RFI - Lomé accueille aujourd’hui et demain un sommet autour de la lutte contre le trafic des médicaments falsifiés et de qualité inférieure en Afrique. Si le premier impact négatif de ce trafic touche la santé publique, le second touche les économies des différents pays touchés par le phénomène.
C’est un trafic qui se nourrit de la faiblesse des systèmes de santé et de la pauvreté des acheteurs. Les faussaires chinois et indiens sont les plus gros fournisseurs de médicaments falsifiés, mais des Nigérians inondent aussi désormais le marché local et régional.
Falsifiés et de moindres qualités curatives et préventives, le prix des faux médicaments atteint rarement la moitié de celui des médicaments vendus sur le marché légal.
« Le Béninois malade préfère aller dans ces marchés [parallèles], parce que c’est moins cher, que d’aller dans les pharmacies. C’est un danger pour la santé publique, mais le villageois ne voit pas ce danger », déplore le colonel Théophile Soussia, ancien directeur des douanes du Bénin.
Un marché physique qui gangrène l’Afrique
Le trafic des médicaments est mondial et le commerce en ligne l’a amplifié dans les pays développés où il était moins important il y a quelques années. Pour le marché physique, les pays africains sont les plus affectés par ce phénomène.
« Ce trafic des faux médicaments représente plus de 200 milliards de dollars en termes de revenus pour les trafiquants au niveau mondial et au niveau de l’Afrique, il n’y a pas d’étude précise qui a été menée. Aujourd’hui, nous n’avons que des estimations », déclare le docteur Innocent Kpeto, président du Conseil de l’ordre national des pharmaciens du Togo.

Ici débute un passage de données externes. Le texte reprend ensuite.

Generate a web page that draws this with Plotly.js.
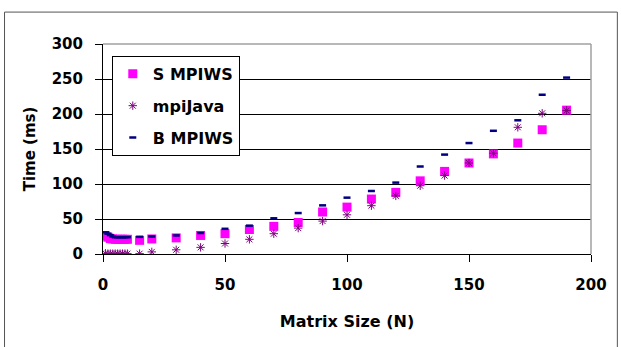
<!DOCTYPE html>
<html>
<head>
<meta charset="utf-8">
<script src="https://cdn.plot.ly/plotly-3.0.1.min.js"></script>
<style>html,body{margin:0;padding:0;background:#fff;}#chart{width:621px;height:347px;}</style>
</head>
<body>
<div id="chart"></div>
<script>
const matrixSize = [1,2,3,4,5,6,7,8,9,10,15,20,30,40,50,60,70,80,90,100,110,120,130,140,150,160,170,180,190];
const sMpiws = [26,24,22,21.5,21,21,21,21,21,21,19.5,21.5,23,26.5,29,35,39.5,45,60,67,78.5,88,104.5,118,130,143,158.5,177.5,205.5];
const mpiJava = [1,0.5,0.5,0.5,0.5,0.5,0.5,0.5,0.5,0.5,0.5,3,6,9.5,15,21,29,37,47,56,69,83,97.5,112,130,144,181,201,205];
const bMpiws = [31,29,27,25,24,24,24,24,24,24,24.5,25,26.5,30,36,40.5,51,58.5,69.5,80.5,90,102,125,142,158.5,176,191,227.5,252];
const seriesNames = ['S MPIWS','mpiJava','B MPIWS'];
const xTicks = [0,50,100,150,200];
const yTicks = [0,50,100,150,200,250,300];

const fam = 'DejaVu Sans, Arial, sans-serif';
function f(size) { return {family: fam, size: size, weight: 'bold', color: '#000'}; }

const traces = [
  {x: matrixSize, y: sMpiws, name: seriesNames[0], type: 'scatter', mode: 'markers', legendgroup: 'a',
   marker: {symbol: 'square', size: 9, color: '#FF00FF'}},
  {x: matrixSize, y: mpiJava, name: seriesNames[1], type: 'scatter', mode: 'markers', legendgroup: 'b',
   marker: {symbol: 'asterisk-open', size: 7, color: '#800080', line: {color: '#800080', width: 1}}},
  {x: matrixSize, y: bMpiws, name: seriesNames[2], type: 'scatter', mode: 'markers', legendgroup: 'c',
   marker: {symbol: 'line-ew-open', size: 5, color: '#000080', line: {color: '#000080', width: 2.5}}}
];

const layout = {
  width: 621, height: 347,
  margin: {l: 103, r: 30, t: 44, b: 93},
  paper_bgcolor: '#fff', plot_bgcolor: '#fff',
  showlegend: true,
  font: f(15),
  xaxis: {
    range: [0, 200], tickvals: xTicks, ticktext: xTicks.map(String),
    showgrid: false, zeroline: false,
    showline: true, linecolor: '#000', linewidth: 1,
    ticks: 'outside', ticklen: 7, tickcolor: '#000', tickwidth: 1,
    ticklabelstandoff: 10,
    tickfont: f(15),
    title: {text: 'Matrix Size (N)', font: f(16), standoff: 22}
  },
  yaxis: {
    range: [0, 300], tickvals: yTicks, ticktext: yTicks.map(String),
    showgrid: true, gridcolor: '#000', gridwidth: 1, zeroline: false,
    showline: true, linecolor: '#000', linewidth: 1,
    ticks: 'outside', ticklen: 7, tickcolor: '#000', tickwidth: 1,
    ticklabelstandoff: 9,
    tickfont: f(15),
    title: {text: 'Time (ms)', font: f(15), standoff: 12}
  },
  legend: {
    x: 0.018, y: 0.943, xanchor: 'left', yanchor: 'top',
    bgcolor: '#fff', bordercolor: '#000', borderwidth: 1,
    font: f(16),
    tracegroupgap: 8, itemwidth: 30
  },
  shapes: [
    {type: 'line', xref: 'paper', yref: 'paper', x0: 0, x1: 1, y0: 1, y1: 1, line: {color: '#a0a0a0', width: 1.5}, layer: 'above'},
    {type: 'line', xref: 'paper', yref: 'paper', x0: 1, x1: 1, y0: 0, y1: 1, line: {color: '#a0a0a0', width: 1.5}, layer: 'above'},
    {type: 'rect', xref: 'paper', yref: 'paper', x0: -0.2018, x1: 1.054, y0: -0.7, y1: 1.152, line: {color: '#555', width: 1}, fillcolor: 'rgba(0,0,0,0)', layer: 'below'}
  ]
};

Plotly.newPlot('chart', traces, layout, {displayModeBar: false, staticPlot: true});
</script>
</body>
</html>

Environ 500 000 morts par imputées aux faux médicaments
Le préjudice pour les pays africains est immense avec des gens mal soignés. La mortalité liée aux faux médicaments est de plusieurs centaines de milliers de personnes (environ 500 000, soit 80 % de la mortalité globale dans le monde) par an.
« Il y a les dépenses de l’État pour la prise en charge des malades qui augmentent ; il y a aussi la productivité qui diminue, parce que le taux de malades dans la population augmente. Donc, qui dit baisse de la productivité dit baisse du taux de croissance [de l’économie] », explique le docteur Oumar Toé, secrétaire de l’Union des pharmaciens privés de Côte d’Ivoire.
Un marché de 50 milliards de francs CFA en Côte d’Ivoire
Sur les 200 milliards de francs CFA générés annuellement par le marché des médicaments en Côte d’Ivoire, les faux médicaments représentent 50 milliards de francs CFA, soit le quart du chiffre global. C’est une importante perte pour les pharmaciens et pour l’État, qui voit 10 milliards de francs CFA lui échapper. Un trafic qui touche aussi parfois le circuit légal des médicaments.
« Les médicaments du circuit légal ne sont pas faux, mais il y a des petits malins dans le circuit légal qui vont s’approvisionner auprès des vendeurs des médicaments illicites, pour les introduire dans le circuit légal », prévient docteur Oumar Toé.
Au-delà des moyens humains et financiers nécessaires pour la lutte contre les faux médicaments en Afrique. Il faudrait aussi des moyens matériels, par exemple des incinérateurs, insiste le docteur Oumar Toé. Les faux médicaments saisis ces trois dernières années en Côte d’Ivoire (plus de 1 000 tonnes) ont été brûlés en plein air.